■ What needs to be done ■
Below is a listing. Return the lines from the one that contains "Output the LaTeX" to the one that contains "minimum width=760pt, minimum", both ends included, verbatim and with no pictures.

'''

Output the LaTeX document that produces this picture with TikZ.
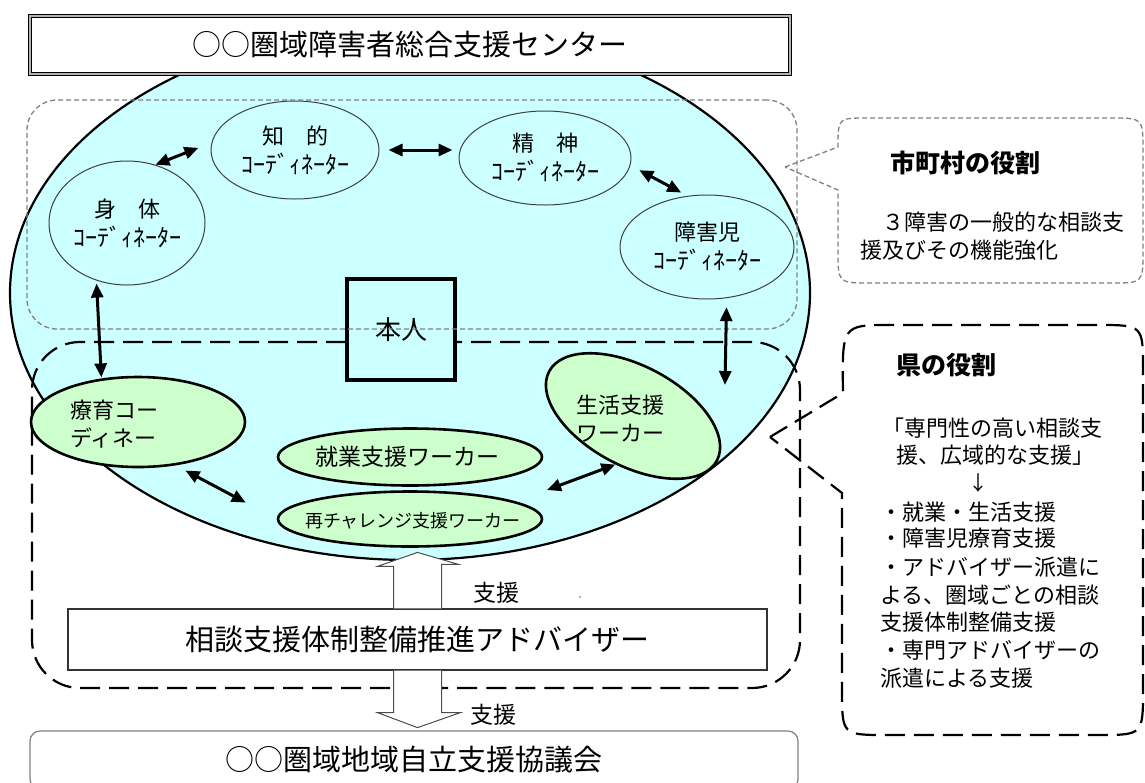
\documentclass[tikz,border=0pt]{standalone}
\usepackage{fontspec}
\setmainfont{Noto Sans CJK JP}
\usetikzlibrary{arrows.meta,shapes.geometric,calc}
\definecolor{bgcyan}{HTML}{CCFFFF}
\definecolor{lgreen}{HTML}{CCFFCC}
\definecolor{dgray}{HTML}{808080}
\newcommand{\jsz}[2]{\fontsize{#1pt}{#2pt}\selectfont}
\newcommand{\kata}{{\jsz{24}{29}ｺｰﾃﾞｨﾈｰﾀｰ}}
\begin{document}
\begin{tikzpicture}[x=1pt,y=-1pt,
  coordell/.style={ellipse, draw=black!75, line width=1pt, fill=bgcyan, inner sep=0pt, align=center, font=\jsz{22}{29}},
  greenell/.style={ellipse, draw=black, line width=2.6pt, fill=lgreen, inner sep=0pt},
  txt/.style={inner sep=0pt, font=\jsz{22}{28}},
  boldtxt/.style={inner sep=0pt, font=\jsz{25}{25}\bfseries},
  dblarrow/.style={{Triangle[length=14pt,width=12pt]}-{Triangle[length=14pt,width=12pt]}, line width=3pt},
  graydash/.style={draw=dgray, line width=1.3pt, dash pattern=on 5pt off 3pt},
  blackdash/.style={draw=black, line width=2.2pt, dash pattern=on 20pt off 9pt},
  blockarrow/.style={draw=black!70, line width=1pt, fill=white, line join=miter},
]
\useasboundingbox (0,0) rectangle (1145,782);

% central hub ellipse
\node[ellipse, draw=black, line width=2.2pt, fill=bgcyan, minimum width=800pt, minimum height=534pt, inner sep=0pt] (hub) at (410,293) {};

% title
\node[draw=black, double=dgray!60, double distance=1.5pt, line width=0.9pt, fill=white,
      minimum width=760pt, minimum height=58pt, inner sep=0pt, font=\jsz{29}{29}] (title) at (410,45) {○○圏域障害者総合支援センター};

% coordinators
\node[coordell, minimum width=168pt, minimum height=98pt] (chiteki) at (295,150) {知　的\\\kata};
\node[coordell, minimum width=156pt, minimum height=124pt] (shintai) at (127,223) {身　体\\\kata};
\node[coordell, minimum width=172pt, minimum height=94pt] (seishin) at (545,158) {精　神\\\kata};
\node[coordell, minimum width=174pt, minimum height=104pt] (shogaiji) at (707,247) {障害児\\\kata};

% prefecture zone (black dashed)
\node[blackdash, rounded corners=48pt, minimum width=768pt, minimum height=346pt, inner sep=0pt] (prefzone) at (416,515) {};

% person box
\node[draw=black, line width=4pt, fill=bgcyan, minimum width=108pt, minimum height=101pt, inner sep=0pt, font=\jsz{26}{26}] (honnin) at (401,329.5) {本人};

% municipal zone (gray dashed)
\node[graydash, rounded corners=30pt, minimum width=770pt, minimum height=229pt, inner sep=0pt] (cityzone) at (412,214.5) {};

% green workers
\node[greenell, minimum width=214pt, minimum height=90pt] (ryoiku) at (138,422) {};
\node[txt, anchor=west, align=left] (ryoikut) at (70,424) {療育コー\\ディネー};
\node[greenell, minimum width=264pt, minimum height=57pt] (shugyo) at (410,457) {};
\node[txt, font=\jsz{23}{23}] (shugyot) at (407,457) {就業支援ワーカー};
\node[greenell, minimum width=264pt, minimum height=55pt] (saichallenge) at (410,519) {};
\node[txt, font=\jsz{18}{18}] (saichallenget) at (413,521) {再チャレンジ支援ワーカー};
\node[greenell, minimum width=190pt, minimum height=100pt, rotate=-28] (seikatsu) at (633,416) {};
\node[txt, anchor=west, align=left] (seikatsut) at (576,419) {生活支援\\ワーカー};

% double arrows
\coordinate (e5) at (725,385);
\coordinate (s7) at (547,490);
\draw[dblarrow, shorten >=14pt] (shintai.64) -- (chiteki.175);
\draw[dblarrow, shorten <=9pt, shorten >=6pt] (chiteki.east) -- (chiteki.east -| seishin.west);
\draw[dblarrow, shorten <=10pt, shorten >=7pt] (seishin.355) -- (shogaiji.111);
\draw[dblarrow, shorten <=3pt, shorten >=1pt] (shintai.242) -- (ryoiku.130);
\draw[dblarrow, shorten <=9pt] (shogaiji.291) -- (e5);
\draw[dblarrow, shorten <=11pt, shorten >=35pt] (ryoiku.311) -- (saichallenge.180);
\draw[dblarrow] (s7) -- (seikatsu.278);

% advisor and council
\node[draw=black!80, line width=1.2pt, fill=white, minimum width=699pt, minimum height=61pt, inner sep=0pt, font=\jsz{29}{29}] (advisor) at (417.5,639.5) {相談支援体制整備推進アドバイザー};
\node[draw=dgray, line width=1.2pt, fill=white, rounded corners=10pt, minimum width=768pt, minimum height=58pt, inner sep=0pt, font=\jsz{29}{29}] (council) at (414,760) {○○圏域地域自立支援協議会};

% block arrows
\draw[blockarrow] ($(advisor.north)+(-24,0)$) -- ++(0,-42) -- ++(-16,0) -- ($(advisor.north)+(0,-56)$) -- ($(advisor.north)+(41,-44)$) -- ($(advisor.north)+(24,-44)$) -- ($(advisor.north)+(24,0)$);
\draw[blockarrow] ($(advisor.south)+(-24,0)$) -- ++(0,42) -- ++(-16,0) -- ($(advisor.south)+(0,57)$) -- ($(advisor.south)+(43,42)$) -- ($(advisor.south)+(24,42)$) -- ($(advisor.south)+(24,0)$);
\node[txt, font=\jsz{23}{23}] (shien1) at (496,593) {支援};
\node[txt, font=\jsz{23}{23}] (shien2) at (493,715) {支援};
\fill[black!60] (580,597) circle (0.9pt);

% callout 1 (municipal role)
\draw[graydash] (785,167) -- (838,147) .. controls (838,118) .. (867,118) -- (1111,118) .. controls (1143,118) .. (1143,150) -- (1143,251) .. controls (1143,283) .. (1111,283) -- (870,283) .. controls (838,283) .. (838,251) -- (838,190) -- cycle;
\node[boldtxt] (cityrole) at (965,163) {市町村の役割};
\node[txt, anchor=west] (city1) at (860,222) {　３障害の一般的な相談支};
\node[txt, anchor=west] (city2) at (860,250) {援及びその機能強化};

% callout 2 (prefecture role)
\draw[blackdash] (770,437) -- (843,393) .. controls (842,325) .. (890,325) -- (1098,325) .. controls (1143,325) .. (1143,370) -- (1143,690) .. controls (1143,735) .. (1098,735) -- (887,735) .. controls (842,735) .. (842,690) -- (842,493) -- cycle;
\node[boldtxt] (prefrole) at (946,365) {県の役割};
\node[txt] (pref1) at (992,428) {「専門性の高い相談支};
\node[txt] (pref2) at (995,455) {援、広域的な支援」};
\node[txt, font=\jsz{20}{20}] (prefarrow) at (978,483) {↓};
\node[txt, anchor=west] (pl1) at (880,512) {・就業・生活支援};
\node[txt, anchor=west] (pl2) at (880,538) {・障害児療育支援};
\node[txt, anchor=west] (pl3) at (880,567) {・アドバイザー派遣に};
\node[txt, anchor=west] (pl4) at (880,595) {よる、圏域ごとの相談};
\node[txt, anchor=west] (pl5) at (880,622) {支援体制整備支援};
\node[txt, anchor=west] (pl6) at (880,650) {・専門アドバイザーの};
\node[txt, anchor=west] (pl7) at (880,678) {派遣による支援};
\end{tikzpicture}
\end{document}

'''
'''

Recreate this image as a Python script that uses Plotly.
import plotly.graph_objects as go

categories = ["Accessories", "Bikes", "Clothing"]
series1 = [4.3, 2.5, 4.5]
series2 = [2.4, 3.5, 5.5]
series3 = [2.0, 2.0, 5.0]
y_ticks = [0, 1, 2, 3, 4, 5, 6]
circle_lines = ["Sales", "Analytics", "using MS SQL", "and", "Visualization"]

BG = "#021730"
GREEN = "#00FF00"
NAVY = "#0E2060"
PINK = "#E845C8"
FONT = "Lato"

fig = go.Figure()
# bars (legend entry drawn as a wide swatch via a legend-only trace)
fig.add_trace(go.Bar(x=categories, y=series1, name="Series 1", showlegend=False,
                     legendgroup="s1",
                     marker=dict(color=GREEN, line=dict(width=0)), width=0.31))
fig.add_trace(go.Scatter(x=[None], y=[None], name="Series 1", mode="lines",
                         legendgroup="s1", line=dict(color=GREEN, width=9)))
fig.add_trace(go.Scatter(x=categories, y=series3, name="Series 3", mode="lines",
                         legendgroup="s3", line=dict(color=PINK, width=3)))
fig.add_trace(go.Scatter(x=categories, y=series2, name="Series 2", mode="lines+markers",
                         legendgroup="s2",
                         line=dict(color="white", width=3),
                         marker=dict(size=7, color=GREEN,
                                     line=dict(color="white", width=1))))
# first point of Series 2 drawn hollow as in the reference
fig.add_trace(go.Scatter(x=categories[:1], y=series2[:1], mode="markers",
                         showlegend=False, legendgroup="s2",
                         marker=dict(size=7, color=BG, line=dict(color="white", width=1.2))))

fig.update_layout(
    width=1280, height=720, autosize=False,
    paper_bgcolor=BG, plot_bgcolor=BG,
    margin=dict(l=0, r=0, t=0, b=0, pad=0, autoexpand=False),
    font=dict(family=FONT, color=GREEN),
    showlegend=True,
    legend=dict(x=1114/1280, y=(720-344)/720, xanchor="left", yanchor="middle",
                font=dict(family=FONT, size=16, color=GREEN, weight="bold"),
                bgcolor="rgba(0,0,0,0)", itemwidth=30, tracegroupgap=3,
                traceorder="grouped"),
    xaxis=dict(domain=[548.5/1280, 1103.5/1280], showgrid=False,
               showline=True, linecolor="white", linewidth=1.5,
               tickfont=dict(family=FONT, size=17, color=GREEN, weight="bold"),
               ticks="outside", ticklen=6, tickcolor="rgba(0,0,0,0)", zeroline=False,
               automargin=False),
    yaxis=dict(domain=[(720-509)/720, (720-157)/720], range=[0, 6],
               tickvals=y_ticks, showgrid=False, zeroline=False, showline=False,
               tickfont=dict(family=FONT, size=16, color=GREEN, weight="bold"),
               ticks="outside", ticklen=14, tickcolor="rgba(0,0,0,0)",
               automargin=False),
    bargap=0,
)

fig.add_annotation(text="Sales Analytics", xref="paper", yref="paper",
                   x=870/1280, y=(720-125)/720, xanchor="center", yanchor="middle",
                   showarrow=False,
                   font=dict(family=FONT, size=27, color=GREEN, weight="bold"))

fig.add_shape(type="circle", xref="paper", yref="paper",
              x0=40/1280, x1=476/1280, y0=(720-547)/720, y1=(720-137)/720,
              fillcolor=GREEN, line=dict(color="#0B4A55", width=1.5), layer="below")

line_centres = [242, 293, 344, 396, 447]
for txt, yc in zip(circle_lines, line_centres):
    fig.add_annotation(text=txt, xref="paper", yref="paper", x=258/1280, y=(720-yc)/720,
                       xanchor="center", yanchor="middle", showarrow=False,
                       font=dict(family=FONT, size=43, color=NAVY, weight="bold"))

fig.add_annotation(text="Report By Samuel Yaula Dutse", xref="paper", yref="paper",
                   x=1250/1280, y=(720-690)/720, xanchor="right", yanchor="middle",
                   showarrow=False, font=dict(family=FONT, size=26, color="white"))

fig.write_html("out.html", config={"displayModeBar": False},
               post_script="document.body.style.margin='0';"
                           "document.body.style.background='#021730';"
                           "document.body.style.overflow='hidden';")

'''

■ In response ■
Output the LaTeX document that produces this picture with TikZ.
\documentclass[tikz,border=0pt]{standalone}
\usepackage{fontspec}
\setmainfont{Noto Sans CJK JP}
\usetikzlibrary{arrows.meta,shapes.geometric,calc}
\definecolor{bgcyan}{HTML}{CCFFFF}
\definecolor{lgreen}{HTML}{CCFFCC}
\definecolor{dgray}{HTML}{808080}
\newcommand{\jsz}[2]{\fontsize{#1pt}{#2pt}\selectfont}
\newcommand{\kata}{{\jsz{24}{29}ｺｰﾃﾞｨﾈｰﾀｰ}}
\begin{document}
\begin{tikzpicture}[x=1pt,y=-1pt,
  coordell/.style={ellipse, draw=black!75, line width=1pt, fill=bgcyan, inner sep=0pt, align=center, font=\jsz{22}{29}},
  greenell/.style={ellipse, draw=black, line width=2.6pt, fill=lgreen, inner sep=0pt},
  txt/.style={inner sep=0pt, font=\jsz{22}{28}},
  boldtxt/.style={inner sep=0pt, font=\jsz{25}{25}\bfseries},
  dblarrow/.style={{Triangle[length=14pt,width=12pt]}-{Triangle[length=14pt,width=12pt]}, line width=3pt},
  graydash/.style={draw=dgray, line width=1.3pt, dash pattern=on 5pt off 3pt},
  blackdash/.style={draw=black, line width=2.2pt, dash pattern=on 20pt off 9pt},
  blockarrow/.style={draw=black!70, line width=1pt, fill=white, line join=miter},
]
\useasboundingbox (0,0) rectangle (1145,782);

% central hub ellipse
\node[ellipse, draw=black, line width=2.2pt, fill=bgcyan, minimum width=800pt, minimum height=534pt, inner sep=0pt] (hub) at (410,293) {};

% title
\node[draw=black, double=dgray!60, double distance=1.5pt, line width=0.9pt, fill=white,
      minimum width=760pt, minimum height=58pt, inner sep=0pt, font=\jsz{29}{29}] (title) at (410,45) {○○圏域障害者総合支援センター};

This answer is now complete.